I have a beautiful book by Dan Pearson called Spirit. I love the way he writes; each piece draws you into the page until you feel that you are sharing the space with him (if only…!). Since owning the book, I have always wanted to visit Rousham, an Oxfordshire garden that has changed little in design since it was completed around 1740 by William Kent, and so I was delighted when Mr Murphy suggested a mini weekend garden visit, to a garden of my choosing.
I could barely contain my excitement as we approached the very simple entrance. The handwritten signage gives a clue to the experience that awaits. And it is an experience, too; all your senses are stretched by the delights that begin even before you reach the garden proper. From the honesty-box ticket machine in the old stable yard, and the painted sign (no children under 15, no pushchairs, no dogs), to the free-range posh hens scuffing around in the dust, this is a place that holds many surprises.
And we’re not even in there yet.
Passing a small conservatory housing potted geraniums with self-seeding lavender in the gravel path leading to it, you round the house and your breath is taken away by the expanse of perfectly mowed formal lawn, gravel paths running round the perimeter and an absolutely massive and knock-you-over yew hedge along the right hand side. I immediately felt like Alice in Wonderland in an out of scale world as I noticed a tiny gap in the hedge showing a flash of colour beyond.
I needed an ‘Eat me’ cake.
The hedge is deep and hollow enough for a good den, and I couldn’t help but think of the children who have grown up with this fabulous garden, making camps and playing hide and seek among the branches. Before you venture into the bright garden beyond the hedge, you are tempted by a narrow path one person wide, running the length of the hedge and toward to a wooded area. This would have to wait. The draw of the long boarders the other side of the gate was too strong to ignore.
I wasn’t disappointed.
The most beautiful espalier (is this the right way to spell it?) apple trees lined a path. They were all different varieties, and some plants looked as though they’d been there forever. So much for a bad year for fruit – these trees were drooping with deliciousness.

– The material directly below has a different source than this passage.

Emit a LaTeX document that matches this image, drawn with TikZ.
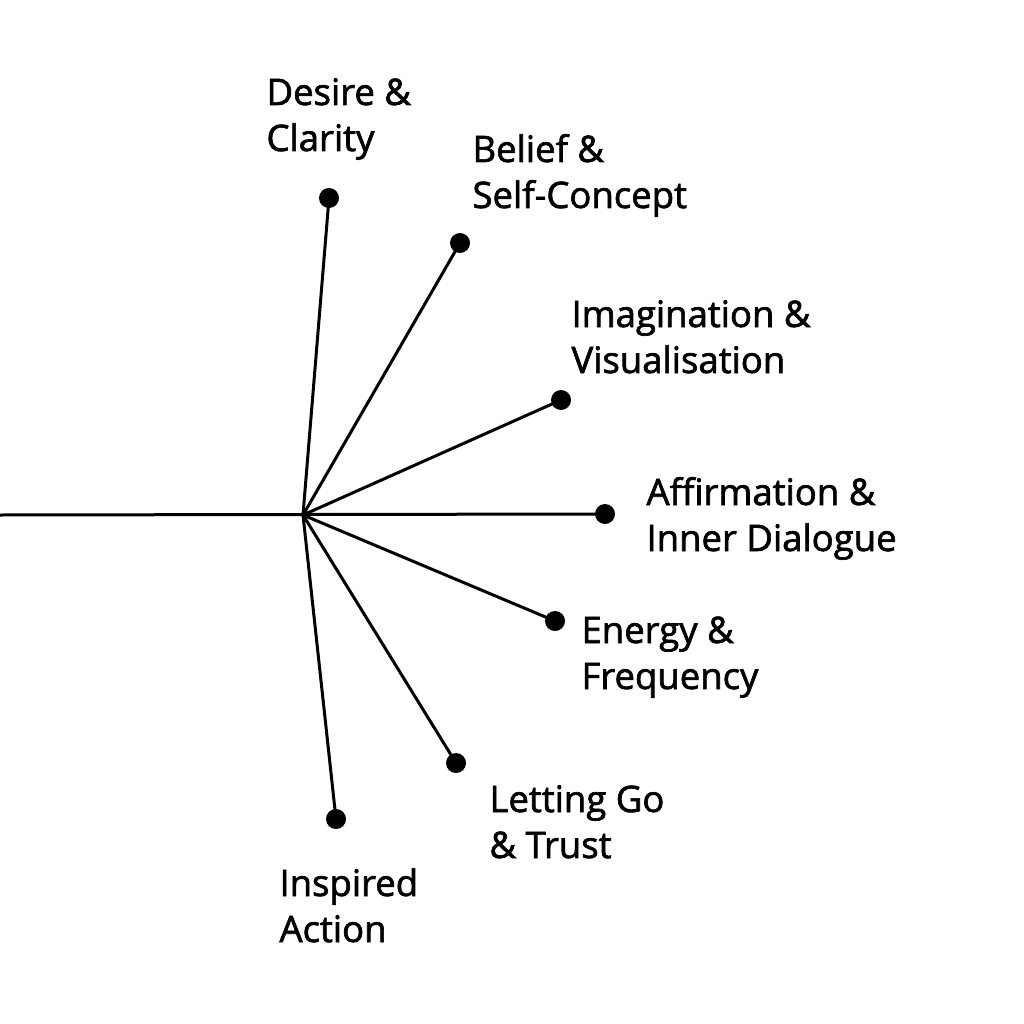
\documentclass[tikz,border=0pt]{standalone}
\usepackage{fontspec}
\setmainfont[Ligatures=NoCommon,FakeBold=1.8]{Open Sans}
\begin{document}
\begin{tikzpicture}[x=1pt,y=-1pt,line width=3pt,
    dot/.style={circle,fill=black,inner sep=0pt,minimum size=20pt},
    lbl/.style={anchor=base west,align=left,inner sep=0pt,font=\fontsize{36.5}{46}\selectfont}]
    \useasboundingbox (0,0) rectangle (1024,1024);
    \coordinate (o) at (303,515);
    \coordinate (w) at (0,515);
    \node [dot] (d1) at (329,198) {};
    \node [dot] (d2) at (460,243) {};
    \node [dot] (d3) at (561,400) {};
    \node [dot] (d4) at (605,514) {};
    \node [dot] (d5) at (555,621) {};
    \node [dot] (d6) at (456,763) {};
    \node [dot] (d7) at (336,819) {};
    \draw (w) -- (d4.center);
    \draw (o) -- (d1.center);
    \draw (o) -- (d2.center);
    \draw (o) -- (d3.center);
    \draw (o) -- (d5.center);
    \draw (o) -- (d6.center);
    \draw (o) -- (d7.center);
    % labels: anchor is the baseline of the last line
    \node [lbl] (t1) at (265,151) {Desire \&\\Clarity};
    \node [lbl] (t2) at (471,208) {Belief \&\\Self-Concept};
    \node [lbl] (t3) at (570,373) {Imagination \&\\Visualisation};
    \node [lbl] (t4) at (645,551) {Affirmation \&\\Inner Dialogue};
    \node [lbl] (t5) at (580,689) {Energy \&\\Frequency};
    \node [lbl] (t6) at (488,858) {Letting Go\\\& Trust};
    \node [lbl] (t7) at (278,942) {Inspired\\Action};
  \end{tikzpicture}
\end{document}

Even in late September this rose was covered in blooms and looked stunning.
Rousham surprises you at every turn. One moment you are concealed within a shady, overhanging tree, turn a corner and you’re faced with a doorway through to another world. The walled garden was bursting with rows of dahlias, cosmos and zingy zinnias that would bring a smile to anyone lucky enough to have a jug of these jewel-like beauties on their kitchen table.
After the eye-popping colours of the cutting garden, we found ourselves in a part of the garden so peaceful it made us stop and catch our breaths. A lawn of the deepest, lushest green was cast with tall shadows from various surrounding trees and a perfectly placed table and chairs added to the scene. I wondered if very soon a tea party would be set up and Alice herself would appear…
Walk along the dahlia border, (and I have never seen dahlias quite like it!) and you will reach the rose garden complete with peacocks strutting their stuff. Nothing too unusual about that, apart form the most beautiful dove cote smack bang in the middle of it, with then most fabulous fruit trees trained to curl around its walls.
Sneak past the walled garden and back to the lawn, and two gaps in the trees beckon you forward leading down to steep banks towards a more informal and wild part of the garden. This part of Rousham has a very different atmosphere and is a wonderfully tranquil place to wander, and as you do you feel your shoulders relax, your chest open and your walk slow to an almost meditative pace. A magical place.
A narrow rill snakes through the trees from a small secluded octagonal Icepool, and out onto the much larger pool in a setting that provides a bright breathing space and views far into the distance. On further and you reach a covered walkway with the softest light and views that have you wondering if you are back in the 1800s.
Mr Murphy had to drag me away from this fabulous garden, but the promise of a return trip had me reaching for my diary. On the way back to the car, by the ticket machine, I noticed a scrap of paper with a faded scribbled note left by the Rousham’s owners, the Cottrell-Dormers. This really was the stuff of Wonderland as far as Mr Murphy was concerned – a recommendation to a local pub. Now, who were we to turn down such a tipoff? We had a delightful lunch at The Oxford Arms and not a Mad Hatter in sight.
Please go and visit Rousham. It’s gorgeous.